Regína sacratíssimi Rosárii, ora pro nobis!
  

Ave Maria!
4th Sunday of Lent
The Blessed Sacrament; Refreshment of the Free

"They therefore gathered them up; and they filled twelve baskets with the fragments of the five barley loaves left over by those who had eaten."

Ordinary of the Mass
Mass Text - Latin
Mass Text - English
Lenten Observance
Psalm 90-Translated from the Old Latin

    No doubt that this Gospel refers to the Blessed Sacrament. Later in the same chapter, our Lord tells His listeners that they must eat and drink His Flesh and Blood if they are to have eternal life in them.

    He then promises to give just that -- His Body and Blood -- a promise which causes great consterrnation among many of His followers; "Lord this is a hard saying." And even though many of them leave, and cease to follow Jesus, we should note that He does not correct Himself. "This is a hard saying; how can this man give us his body and blood to eat and drink?" But He doesn't call them back, saying "You misunderstood Me." For they didn't misunderstand Him -- He meant, and they heard, precisely what He said.

    This section of the Gospel gives us an understanding of How our Lord can be present in the Blessed Sacrament in all of the tabernacles of the world -- how each one of us, on receiving Holy Communion can receive His Body and Blood -- whole and entire -- even though there be hundreds or thousands of communicants.

    Just as our Lord was able to take a few loaves and make them physically present to a few thousand people, He makes Himself present to us in each and every particle of the Blessed Sacrament. (That, by the way, is why the Church is so careful in her rubrics with the treatment of the consecrated Bread and Wine, lest even the tiniest particle be lost and exposed to poor treatment.)

    This 6th chapter of St. John's Gospel is one we should read occasionally -- maybe twice a year -- for it gives us a truly substantial insight into the mysteries of the Holy Eucharist. And, this is an insight which we cannot afford to be without in this modern world, which continuously tries to deny the teachings of our Faith -- and particularly tries to deny the reality of our Lord's true Presence.

 

    This morning's epistle speaks to this conflict between the ways of God and those who are against Him. It does so by way of allegory, speaking of mankind as the children of Abraham. It speaks of those who are born free; the children of Isaac, born through his wife Sara. And it speaks of those who are born into servitude; the children of Ishmael, born through his concubine Agar.

    St. Paul points out that some things never change. The worldly will always try to persecute the children of God: "As then, He who was born according to the flesh, persecuted him who was born according to the spirit, so also it is now."

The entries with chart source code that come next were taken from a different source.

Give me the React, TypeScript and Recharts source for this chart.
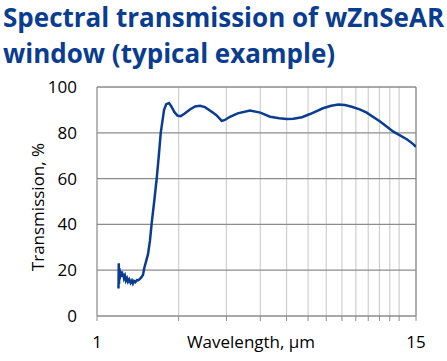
import React from "react";
import {
	LineChart,
	Line,
	XAxis,
	YAxis,
	CartesianGrid,
	ReferenceLine,
	Label,
} from "recharts";

// wavelength, µm
const wavelength = [
	1.2, 1.203, 1.206, 1.209, 1.212, 1.216, 1.22, 1.225, 1.23, 1.236, 1.242,
	1.25, 1.258, 1.268, 1.278, 1.29, 1.301, 1.315, 1.33, 1.345, 1.357, 1.37,
	1.385, 1.404, 1.42, 1.44, 1.46, 1.478, 1.494, 1.51, 1.542, 1.568, 1.591,
	1.625, 1.66, 1.69, 1.718, 1.767, 1.8, 1.843, 1.88, 1.93, 1.98, 2.035, 2.1,
	2.2, 2.3, 2.398, 2.5, 2.648, 2.75, 2.883, 2.95, 3.093, 3.3, 3.666, 4.0,
	4.346, 4.7, 5.007, 5.295, 5.7, 6.1, 6.81, 7.3, 7.76, 8.2, 8.69, 9.3, 9.87,
	11.06, 12.38, 13.87, 14.5, 15,
];

// transmission, %
const transmission = [
	12, 23, 14, 21, 16, 20, 17, 19, 17.5, 19.5, 17, 18.5, 16.5, 17.5, 15.5,
	16.5, 15, 16, 14.5, 15.5, 14.2, 15.3, 14.8, 15.7, 15.6, 16.2, 17, 18, 21,
	23, 27, 33, 40.6, 50, 60, 70, 80, 90, 92.5, 93, 91.5, 89, 87.5, 87.3, 88.3,
	90.2, 91.5, 91.8, 91.2, 89.2, 87.8, 85.2, 85.5, 87, 88.5, 89.7, 88.8, 87,
	86.4, 86, 86.1, 86.8, 88.2, 90.7, 91.8, 92.4, 92.1, 91.4, 90.2, 88.8, 84.9,
	80.5, 77.2, 75.5, 73.9,
];

const xTicks = [1, 2, 3, 4, 5, 6, 7, 8, 9, 10, 11, 12, 13, 14, 15];
const yTicks = [0, 20, 40, 60, 80, 100];
const xLabeled = [1, 15];

const data = wavelength.map((w, i) => ({ w, t: transmission[i] }));

const font = "'Open Sans', sans-serif";
const blue = "#0a3d8f";

export default function App() {
	return (
		<div
			style={{
				position: "absolute",
				left: 0,
				top: 0,
				width: 447,
				height: 361,
				overflow: "hidden",
				background: "#fff",
				fontFamily: font,
			}}
		>
			<div
				style={{
					position: "absolute",
					left: 3,
					top: -1,
					color: blue,
					fontWeight: 700,
					fontSize: 26,
					lineHeight: "36px",
					whiteSpace: "nowrap",
				}}
			>
				Spectral transmission of wZnSeAR
				<br />
				window (typical example)
			</div>
			<div style={{ position: "absolute", left: 0, top: 0 }}>
				<LineChart
					width={447}
					height={361}
					data={data}
					margin={{ top: 87, right: 31, left: 0, bottom: 0 }}
				>
					<CartesianGrid
						horizontal={false}
						stroke="#cfcfcf"
						strokeWidth={1.2}
					/>
					<CartesianGrid
						vertical={false}
						stroke="#8c8c8c"
						strokeWidth={1.2}
					/>
					<ReferenceLine y={100} stroke="#8c8c8c" strokeWidth={1.2} />
					<ReferenceLine x={15} stroke="#8c8c8c" strokeWidth={1.2} />
					<XAxis
						dataKey="w"
						type="number"
						scale="log"
						domain={[1, 15]}
						ticks={xTicks}
						allowDataOverflow
						height={45}
						stroke="#8c8c8c"
						tickSize={5}
						tickMargin={15}
						tick={{ fill: "#000", fontSize: 17, fontFamily: font }}
						tickFormatter={(v: number) =>
							xLabeled.includes(v) ? String(v) : ""
						}
					>
						<Label
							content={() => (
								<text
									x={251}
									y={348}
									textAnchor="middle"
									fill="#000"
									fontSize={17}
									fontFamily={font}
								>
									Wavelength, µm
								</text>
							)}
						/>
					</XAxis>
					<YAxis
						type="number"
						domain={[0, 100]}
						ticks={yTicks}
						width={97}
						stroke="#8c8c8c"
						tickLine={false}
						tickSize={0}
						tickMargin={20}
						tick={{ fill: "#000", fontSize: 17, fontFamily: font }}
					>
						<Label
							content={() => (
								<text
									x={44}
									y={207}
									textAnchor="middle"
									fill="#000"
									fontSize={17}
									fontFamily={font}
									transform="rotate(-90 44 207)"
								>
									Transmission, %
								</text>
							)}
						/>
					</YAxis>
					<Line
						type="linear"
						dataKey="t"
						stroke={blue}
						strokeWidth={2.5}
						dot={false}
						isAnimationActive={false}
					/>
				</LineChart>
			</div>
		</div>
	);
}
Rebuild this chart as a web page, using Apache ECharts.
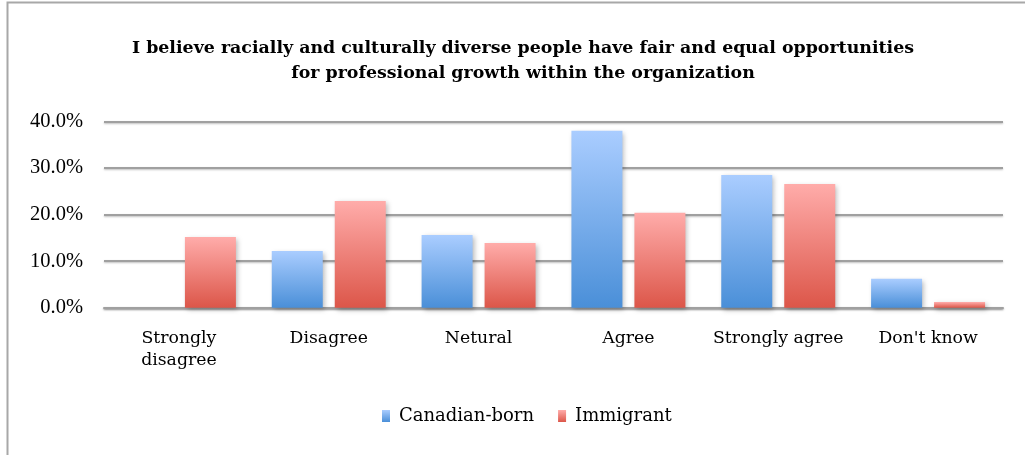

    We should not be surprised, then, in our modern age, to see the teachings of the Church contradicted -- occasionally, even by those who claim to be Her teachers. There will always be those who are the slaves of sin, and they will always seek to pull down those who have found the freedom which comes with being a child of God. Just as the devil seeks to destroy souls because he is envious, the wicked of the world would like us to share their pitiful slavery.

 

    But the theme of this Mass is to "Rejoice." It is a sort of rallying cry for Christians, "Rejoice, O Jerusalem, and come together all you who love her. "Rejoice, you who have been in sorrow, that you may exult and be filled from the abundance of your consolation" (Isaias 66).

    We have been keeping the Lenten fast, in order to learn how to discipline ourselves to use the goods of the world in moderation. As Catholics, we have the great privilege of being refreshed with the "Bread of the Angels," the Most Blessed Sacrament of the Altar.

    There is a struggle going on in the world -- one which has continued since the fall of Lucifer and the other evil angels -- the struggle between good and evil -- the struggle between freedom and slavery.

    We have about 3 weeks left in Lent -- 3 weeks in which to decide firmly that we are not going to be drawn over to the side of eternal slavery. Today is a day for rejoicing, for a little let up from the rigor of the Lenten enounce, and then tomorrow we must get back to it with renewed effort:

 

"We are not children of a slave girl, but of the free woman -- in virtue of the freedom wherewith Christ has made us free.